▶ _Task directions_
Check every line of the entries below for the word "this", and copy the ones that have it.

▶ _Records shown_

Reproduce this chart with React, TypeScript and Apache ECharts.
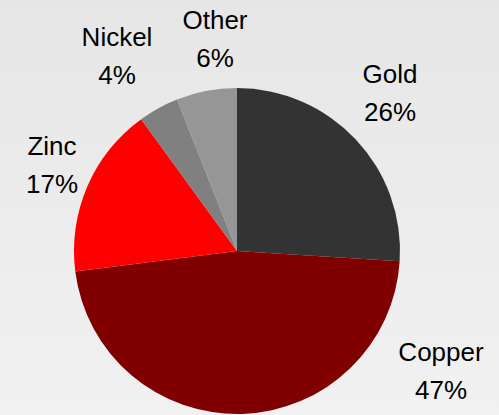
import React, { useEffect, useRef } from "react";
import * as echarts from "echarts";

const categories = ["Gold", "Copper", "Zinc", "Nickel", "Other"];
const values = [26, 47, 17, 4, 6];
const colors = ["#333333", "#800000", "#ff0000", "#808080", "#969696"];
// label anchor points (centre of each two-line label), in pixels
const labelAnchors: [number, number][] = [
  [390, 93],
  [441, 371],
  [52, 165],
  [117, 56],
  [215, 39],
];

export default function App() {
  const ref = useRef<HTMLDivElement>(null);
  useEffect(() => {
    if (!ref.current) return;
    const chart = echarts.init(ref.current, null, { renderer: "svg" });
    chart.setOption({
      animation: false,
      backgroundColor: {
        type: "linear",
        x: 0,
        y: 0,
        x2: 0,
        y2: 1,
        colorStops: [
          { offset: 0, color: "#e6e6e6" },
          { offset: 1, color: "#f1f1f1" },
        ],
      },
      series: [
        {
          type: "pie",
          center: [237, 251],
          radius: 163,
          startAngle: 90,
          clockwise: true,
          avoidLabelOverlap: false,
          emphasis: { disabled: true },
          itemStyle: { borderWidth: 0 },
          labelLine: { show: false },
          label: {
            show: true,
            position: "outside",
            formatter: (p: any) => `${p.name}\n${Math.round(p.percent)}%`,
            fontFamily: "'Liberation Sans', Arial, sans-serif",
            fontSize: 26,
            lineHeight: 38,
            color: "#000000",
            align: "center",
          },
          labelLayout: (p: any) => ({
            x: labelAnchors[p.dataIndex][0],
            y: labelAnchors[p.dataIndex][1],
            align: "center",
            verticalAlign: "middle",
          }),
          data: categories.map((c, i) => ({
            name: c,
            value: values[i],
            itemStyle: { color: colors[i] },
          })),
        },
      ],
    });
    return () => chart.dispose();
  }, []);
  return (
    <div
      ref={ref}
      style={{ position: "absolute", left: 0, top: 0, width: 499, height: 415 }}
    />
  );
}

...

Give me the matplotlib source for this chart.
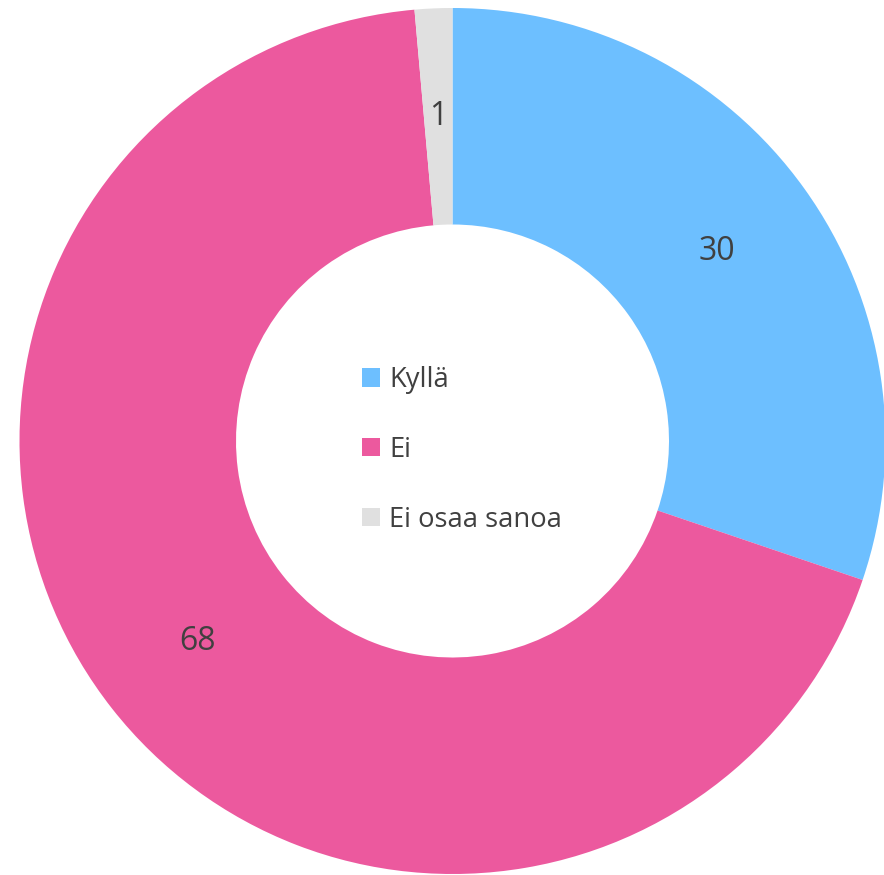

--

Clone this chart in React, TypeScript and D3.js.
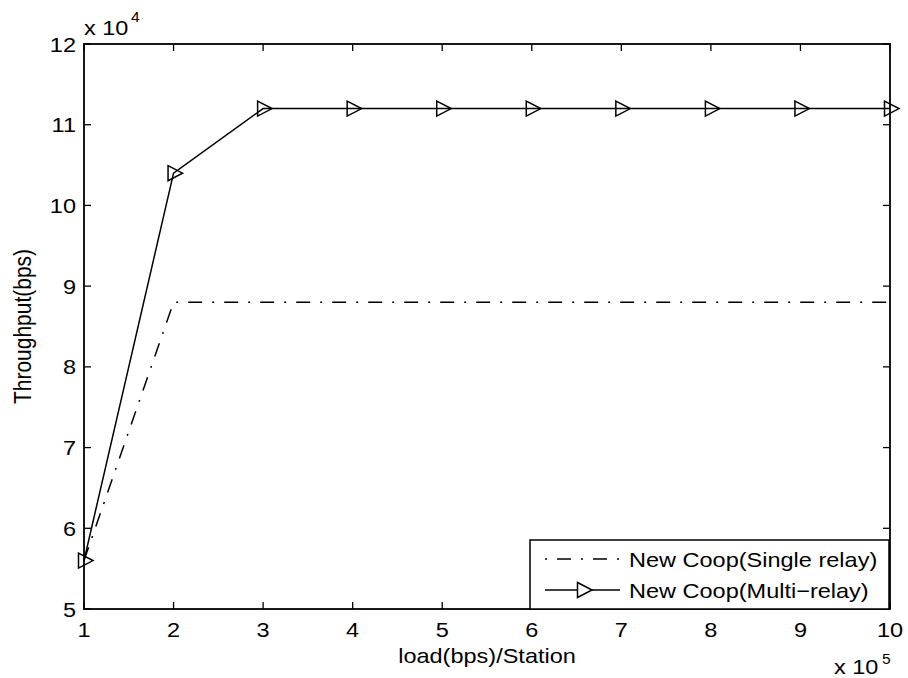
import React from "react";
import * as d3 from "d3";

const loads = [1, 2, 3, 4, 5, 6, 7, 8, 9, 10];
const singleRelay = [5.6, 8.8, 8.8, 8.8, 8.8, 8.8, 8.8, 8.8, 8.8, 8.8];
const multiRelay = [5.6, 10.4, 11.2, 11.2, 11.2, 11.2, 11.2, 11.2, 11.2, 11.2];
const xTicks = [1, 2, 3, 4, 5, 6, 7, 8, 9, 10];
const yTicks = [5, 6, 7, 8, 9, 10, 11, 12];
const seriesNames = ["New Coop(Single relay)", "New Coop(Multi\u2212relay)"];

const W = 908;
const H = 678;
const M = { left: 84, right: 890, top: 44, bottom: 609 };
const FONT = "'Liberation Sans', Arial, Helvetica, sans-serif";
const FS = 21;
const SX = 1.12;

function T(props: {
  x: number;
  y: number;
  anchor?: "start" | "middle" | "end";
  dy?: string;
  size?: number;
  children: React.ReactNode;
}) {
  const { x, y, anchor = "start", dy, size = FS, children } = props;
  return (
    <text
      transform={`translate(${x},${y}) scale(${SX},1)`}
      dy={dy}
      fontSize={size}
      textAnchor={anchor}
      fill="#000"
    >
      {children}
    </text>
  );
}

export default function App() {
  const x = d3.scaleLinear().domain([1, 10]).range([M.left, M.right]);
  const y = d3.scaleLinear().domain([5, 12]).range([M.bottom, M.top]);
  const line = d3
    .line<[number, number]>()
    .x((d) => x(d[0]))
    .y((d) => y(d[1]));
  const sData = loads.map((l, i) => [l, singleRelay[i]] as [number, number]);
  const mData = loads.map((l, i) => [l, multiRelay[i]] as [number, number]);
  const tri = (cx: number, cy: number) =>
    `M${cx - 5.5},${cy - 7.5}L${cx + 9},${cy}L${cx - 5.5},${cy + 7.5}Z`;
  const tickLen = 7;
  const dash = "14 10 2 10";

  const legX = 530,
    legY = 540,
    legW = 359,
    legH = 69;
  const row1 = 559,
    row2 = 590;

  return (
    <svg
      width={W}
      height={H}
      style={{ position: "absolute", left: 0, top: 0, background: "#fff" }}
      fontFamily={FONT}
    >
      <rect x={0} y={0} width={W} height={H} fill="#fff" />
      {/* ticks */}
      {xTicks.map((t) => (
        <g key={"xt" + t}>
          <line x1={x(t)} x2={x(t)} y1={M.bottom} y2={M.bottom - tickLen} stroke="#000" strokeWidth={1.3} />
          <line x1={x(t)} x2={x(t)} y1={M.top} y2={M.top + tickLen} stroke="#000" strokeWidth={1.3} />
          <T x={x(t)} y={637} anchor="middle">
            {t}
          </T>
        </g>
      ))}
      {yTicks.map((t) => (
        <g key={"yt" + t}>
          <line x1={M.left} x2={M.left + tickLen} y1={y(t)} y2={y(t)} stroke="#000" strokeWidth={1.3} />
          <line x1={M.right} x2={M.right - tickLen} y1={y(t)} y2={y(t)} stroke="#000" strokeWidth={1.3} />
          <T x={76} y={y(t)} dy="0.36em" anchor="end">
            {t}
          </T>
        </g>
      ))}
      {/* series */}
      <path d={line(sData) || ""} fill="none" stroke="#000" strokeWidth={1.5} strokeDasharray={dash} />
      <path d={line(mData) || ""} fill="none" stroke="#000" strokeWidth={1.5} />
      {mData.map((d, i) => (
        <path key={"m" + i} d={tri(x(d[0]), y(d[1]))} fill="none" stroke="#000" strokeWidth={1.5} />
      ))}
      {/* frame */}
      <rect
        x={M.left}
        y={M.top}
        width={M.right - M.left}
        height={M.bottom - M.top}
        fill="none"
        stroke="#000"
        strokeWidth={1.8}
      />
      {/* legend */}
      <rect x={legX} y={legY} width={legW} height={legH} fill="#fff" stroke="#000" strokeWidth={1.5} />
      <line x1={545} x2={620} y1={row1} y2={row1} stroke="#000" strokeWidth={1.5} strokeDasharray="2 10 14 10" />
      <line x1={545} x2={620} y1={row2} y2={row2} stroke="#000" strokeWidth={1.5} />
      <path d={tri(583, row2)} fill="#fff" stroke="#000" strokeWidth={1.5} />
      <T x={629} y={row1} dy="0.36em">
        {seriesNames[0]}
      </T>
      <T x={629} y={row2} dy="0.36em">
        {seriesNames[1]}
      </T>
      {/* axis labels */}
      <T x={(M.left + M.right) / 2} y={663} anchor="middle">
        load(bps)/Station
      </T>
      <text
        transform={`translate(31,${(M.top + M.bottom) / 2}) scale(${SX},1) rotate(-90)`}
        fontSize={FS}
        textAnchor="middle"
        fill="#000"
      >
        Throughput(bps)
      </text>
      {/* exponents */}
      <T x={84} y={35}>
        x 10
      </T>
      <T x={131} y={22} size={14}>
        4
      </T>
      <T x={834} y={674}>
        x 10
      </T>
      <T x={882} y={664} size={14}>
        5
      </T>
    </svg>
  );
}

▶ _The output_
Reproduce this chart with React, TypeScript and Apache ECharts.
Give me the matplotlib source for this chart.
Clone this chart in React, TypeScript and D3.js.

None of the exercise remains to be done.